People often do not realize that law enforcement officers are able to employ tactics like deception, manipulation and coercion when dealing with suspects. These high-pressure approaches can sometimes result in unjust convictions and the incarceration of innocent people, including teenagers.
It is important for citizens of all ages to understand the impact of police deception during investigations.
Police can lie to suspects
Law enforcement officers do not have to tell the truth when investigating suspects. Police can use deceptive tactics to encourage suspects to confess to charges and supply information. Unfortunately, sometimes police deception can result in false confessions and wrongful convictions. A study showed that 29% of wrongful convictions of innocent people involved a false confession.

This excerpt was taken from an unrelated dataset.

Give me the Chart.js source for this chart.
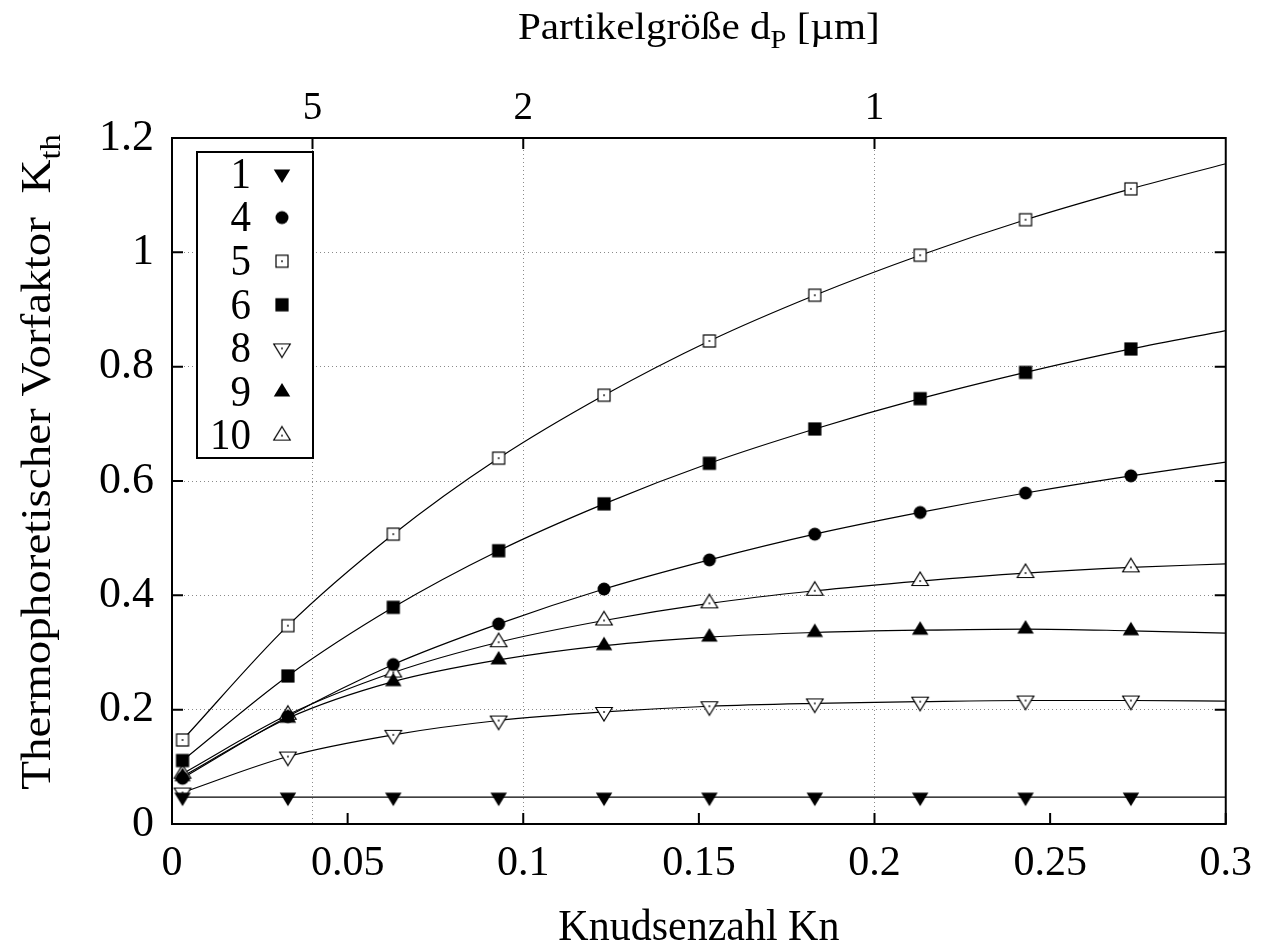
<!DOCTYPE html>
<html>
<head>
<meta charset="utf-8">
<script src="https://cdn.jsdelivr.net/npm/chart.js@4.4.1/dist/chart.umd.min.js"></script>
<style>
html,body{margin:0;padding:0;background:#fff;}
#wrap{width:1267px;height:952px;position:relative;}
</style>
</head>
<body>
<div id="wrap"><canvas id="c" width="1267" height="952"></canvas></div>
<script>
// ---------- data ----------
const kn = [0.003, 0.033, 0.063, 0.093, 0.123, 0.153, 0.183, 0.213, 0.243, 0.273];
const knEnd = 0.3;
const seriesNames = ['1', '4', '5', '6', '8', '9', '10'];
const s1  = [0.047, 0.047, 0.047, 0.047, 0.047, 0.047, 0.047, 0.047, 0.047, 0.047];
const s4  = [0.080, 0.188, 0.279, 0.350, 0.411, 0.462, 0.507, 0.545, 0.579, 0.609];
const s5  = [0.147, 0.347, 0.507, 0.640, 0.750, 0.845, 0.925, 0.995, 1.057, 1.111];
const s6  = [0.111, 0.259, 0.379, 0.478, 0.560, 0.631, 0.691, 0.744, 0.790, 0.831];
const s8  = [0.055, 0.118, 0.156, 0.181, 0.196, 0.206, 0.211, 0.214, 0.216, 0.216];
const s9  = [0.083, 0.185, 0.249, 0.287, 0.312, 0.327, 0.335, 0.339, 0.341, 0.338];
const s10 = [0.088, 0.191, 0.265, 0.318, 0.356, 0.386, 0.408, 0.425, 0.439, 0.449];
const endValues = [0.047, 0.633, 1.155, 0.863, 0.215, 0.334, 0.455];
const seriesValues = [s1, s4, s5, s6, s8, s9, s10];

const xTicks = [0, 0.05, 0.1, 0.15, 0.2, 0.25, 0.3];
const xTickLabels = ['0', '0.05', '0.1', '0.15', '0.2', '0.25', '0.3'];
const yTicks = [0, 0.2, 0.4, 0.6, 0.8, 1.0, 1.2];
const yTickLabels = ['0', '0.2', '0.4', '0.6', '0.8', '1', '1.2'];
const topTickKn = [0.04, 0.1, 0.2];
const topTickLabels = ['5', '2', '1'];

// ---------- styles ----------
const FONT = 'Liberation Serif';
const markerKinds = ['invTriFill', 'circleFill', 'squareOpen', 'squareFill', 'invTriOpen', 'triFill', 'triOpen'];

function makeMarker(kind) {
  const c = document.createElement('canvas');
  c.width = 26; c.height = 26;
  const g = c.getContext('2d');
  const cx = 13, cy = 13;
  g.lineWidth = 1.2;
  g.strokeStyle = '#000';
  const dot = () => { g.fillStyle = '#000'; g.fillRect(cx - 0.8, cy - 0.8, 1.6, 1.6); };
  const w = 16.5, h = 13.5;
  const tri = (up, filled) => {
    g.beginPath();
    if (up) {
      g.moveTo(cx, cy - 2 * h / 3);
      g.lineTo(cx + w / 2, cy + h / 3);
      g.lineTo(cx - w / 2, cy + h / 3);
    } else {
      g.moveTo(cx, cy + 2 * h / 3);
      g.lineTo(cx + w / 2, cy - h / 3);
      g.lineTo(cx - w / 2, cy - h / 3);
    }
    g.closePath();
    if (filled) { g.fillStyle = '#000'; g.fill(); }
    else { g.fillStyle = '#fff'; g.fill(); g.stroke(); dot(); }
  };
  switch (kind) {
    case 'invTriFill': tri(false, true); break;
    case 'invTriOpen': tri(false, false); break;
    case 'triFill': tri(true, true); break;
    case 'triOpen': tri(true, false); break;
    case 'circleFill':
      g.beginPath(); g.arc(cx, cy, 6.5, 0, Math.PI * 2); g.fillStyle = '#000'; g.fill(); break;
    case 'squareFill':
      g.fillStyle = '#000'; g.fillRect(cx - 6.6, cy - 6.6, 13.2, 13.2); break;
    case 'squareOpen':
      g.fillStyle = '#fff'; g.fillRect(cx - 6, cy - 6, 12, 12);
      g.strokeRect(cx - 6, cy - 6, 12, 12); dot(); break;
  }
  return c;
}
const markers = markerKinds.map(makeMarker);

// ---------- datasets ----------
const datasets = [];
seriesNames.forEach((name, i) => {
  const vals = seriesValues[i];
  datasets.push({
    label: name + ' curve',
    data: kn.map((x, j) => ({ x: x, y: vals[j] })).concat([{ x: knEnd, y: endValues[i] }]),
    showLine: true,
    borderColor: '#000',
    borderWidth: 1.2,
    pointRadius: 0,
    cubicInterpolationMode: 'monotone',
    fill: false,
    order: 2
  });
  datasets.push({
    label: name,
    data: kn.map((x, j) => ({ x: x, y: vals[j] })),
    showLine: false,
    pointStyle: markers[i],
    pointRadius: 7,
    order: 1
  });
});

// ---------- plugins ----------
function stretchedText(ctx, text, x, y, sx, sy) {
  ctx.save();
  ctx.translate(x, y);
  ctx.scale(sx, sy);
  ctx.fillText(text, 0, 0);
  ctx.restore();
}

const framePlugin = {
  id: 'frame',
  afterDraw(chart) {
    const ctx = chart.ctx, a = chart.chartArea;
    const sx = chart.scales.x, sx2 = chart.scales.x2, sy = chart.scales.y;
    ctx.save();
    ctx.strokeStyle = '#000';
    ctx.lineWidth = 2;
    const L = 11;
    ctx.beginPath();
    xTicks.forEach(v => { const p = sx.getPixelForValue(v); ctx.moveTo(p, a.bottom); ctx.lineTo(p, a.bottom - L); });
    topTickKn.forEach(v => { const p = sx2.getPixelForValue(v); ctx.moveTo(p, a.top); ctx.lineTo(p, a.top + L); });
    yTicks.forEach(v => {
      const p = sy.getPixelForValue(v);
      ctx.moveTo(a.left, p); ctx.lineTo(a.left + L, p);
      ctx.moveTo(a.right, p); ctx.lineTo(a.right - L, p);
    });
    ctx.stroke();
    ctx.strokeRect(a.left, a.top, a.right - a.left, a.bottom - a.top);

    // legend box
    const bx = 197, by = 152, bw = 116, bh = 306;
    ctx.fillStyle = '#fff';
    ctx.fillRect(bx, by, bw, bh);
    ctx.strokeRect(bx, by, bw, bh);
    ctx.fillStyle = '#000';
    ctx.font = '41px "' + FONT + '"';
    ctx.textAlign = 'right';
    ctx.textBaseline = 'middle';
    seriesNames.forEach((name, i) => {
      const y = 174 + i * 43.6;
      stretchedText(ctx, name, 251, y + 2, 1, 1.1);
      ctx.drawImage(markers[i], 282 - 13, y - 13);
    });

    // titles
    const drawParts = (parts, x, y, scx, scy) => {
      let total = 0;
      parts.forEach(p => { ctx.font = (p.sub ? 29 : 42) + 'px "' + FONT + '"'; p.w = ctx.measureText(p.t).width; total += p.w; });
      ctx.save();
      ctx.translate(x, y);
      ctx.scale(scx, scy);
      let cx = -total / 2;
      ctx.textAlign = 'left';
      ctx.textBaseline = 'alphabetic';
      parts.forEach(p => {
        ctx.font = (p.sub ? 29 : 42) + 'px "' + FONT + '"';
        ctx.fillText(p.t, cx, p.sub ? 10 : 0);
        cx += p.w;
      });
      ctx.restore();
    };
    const midX = (a.left + a.right) / 2;
    drawParts([{ t: 'Partikelgröße d' }, { t: 'P', sub: true }, { t: ' [µm]' }], midX, 39, 0.98, 0.88);
    drawParts([{ t: 'Knudsenzahl Kn' }], midX, 940, 1.0, 1.05);
    ctx.save();
    ctx.translate(50, 462);
    ctx.rotate(-Math.PI / 2);
    drawParts([{ t: 'Thermophoretischer Vorfaktor  K' }, { t: 'th', sub: true }], 0, 0, 1.12, 1.0);
    ctx.restore();
    ctx.restore();
  }
};

const tickFont = { family: FONT, size: 42 };

new Chart(document.getElementById('c'), {
  type: 'scatter',
  data: { datasets: datasets },
  options: {
    responsive: false,
    animation: false,
    events: [],
    layout: { padding: { left: 0, right: 37, top: 0, bottom: 0 } },
    plugins: { legend: { display: false }, tooltip: { enabled: false }, title: { display: false } },
    scales: {
      x: {
        type: 'linear', position: 'bottom', min: 0, max: 0.3,
        afterFit: s => { s.height = 128; },
        afterBuildTicks: s => { s.ticks = xTicks.map(v => ({ value: v })); },
        ticks: { font: tickFont, color: '#000', padding: 15, maxRotation: 0, autoSkip: false,
                 callback: (v, i) => xTickLabels[i] },
        grid: { drawOnChartArea: false, drawTicks: false },
        border: { display: false }
      },
      x2: {
        type: 'linear', position: 'top', min: 0, max: 0.3,
        afterFit: s => { s.height = 138; },
        afterBuildTicks: s => { s.ticks = topTickKn.map(v => ({ value: v })); },
        ticks: { font: { family: FONT, size: 39 }, color: '#000', padding: 6, maxRotation: 0, autoSkip: false,
                 callback: (v, i) => topTickLabels[i] },
        grid: { drawOnChartArea: true, drawTicks: false, color: '#8a8a8a', lineWidth: 1 },
        border: { display: false, dash: [1, 3] }
      },
      y: {
        type: 'linear', position: 'left', min: 0, max: 1.2,
        afterFit: s => { s.width = 172; },
        afterBuildTicks: s => { s.ticks = yTicks.map(v => ({ value: v })); },
        ticks: { font: { family: FONT, size: 44 }, color: '#000', padding: 18, autoSkip: false,
                 callback: (v, i) => yTickLabels[i] },
        grid: { drawTicks: false, lineWidth: 1,
                color: c => (c.tick && c.tick.value > 0.001 && c.tick.value < 1.199) ? '#8a8a8a' : 'rgba(0,0,0,0)' },
        border: { display: false, dash: [1, 3] }
      }
    }
  },
  plugins: [framePlugin]
});
</script>
</body>
</html>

It is crucial that people facing police investigations and questions from law enforcement remember their rights. Suspects can remain silent and refuse to answer incriminating questions. Furthermore, people undergoing police questioning have the right to have legal representation present.

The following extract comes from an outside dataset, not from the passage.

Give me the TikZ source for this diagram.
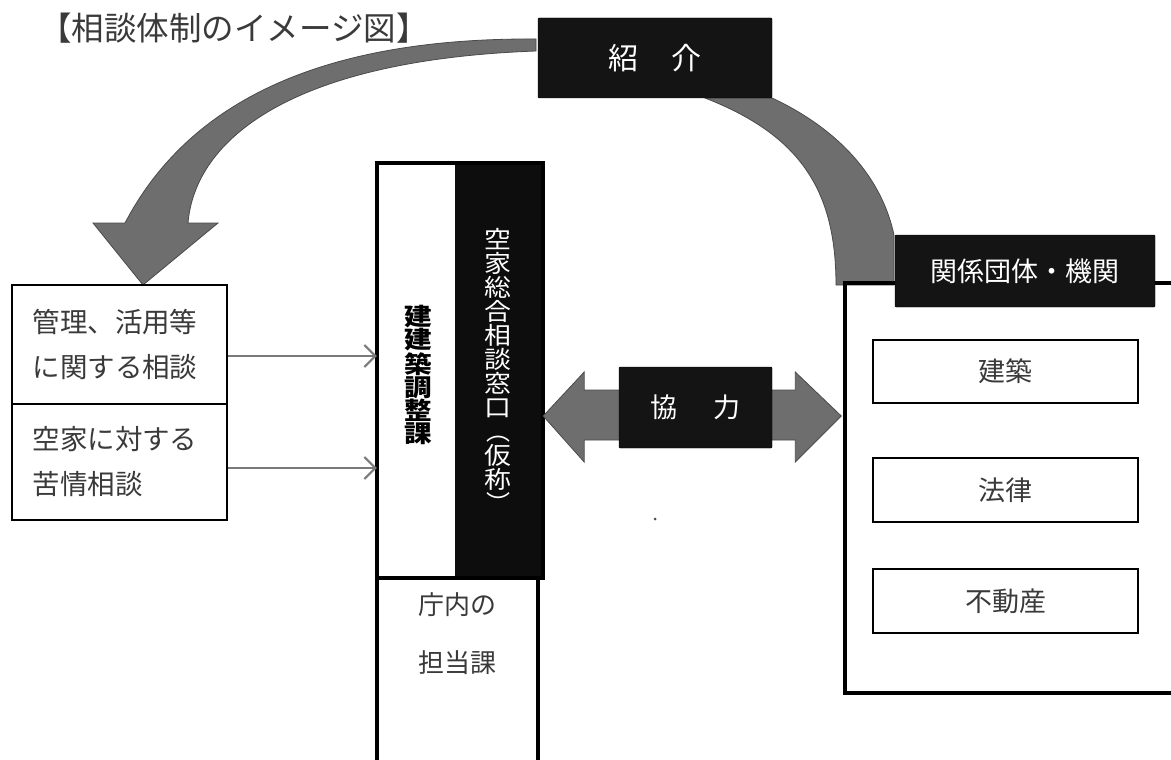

Minors and police deception
The brains of children and adolescents are still developing, which means deceptive and manipulative tactics by law enforcement can be particularly effective. Young people can feel social pressure to confess to actions they did not take and falsely incriminate themselves to police officers. Confessions obtained through coercion can lead to the unjust incarceration of minors. Many juveniles who have received unfair convictions encountered manipulation and lies from the police. Although some states have restricted the use of police deception when questioning juveniles, in many others, including Georgia, the practice remains legal.
Police deception can manipulate suspects into incriminating themselves and contribute to false confessions and wrongful convictions. Young people may be especially vulnerable to these tactics.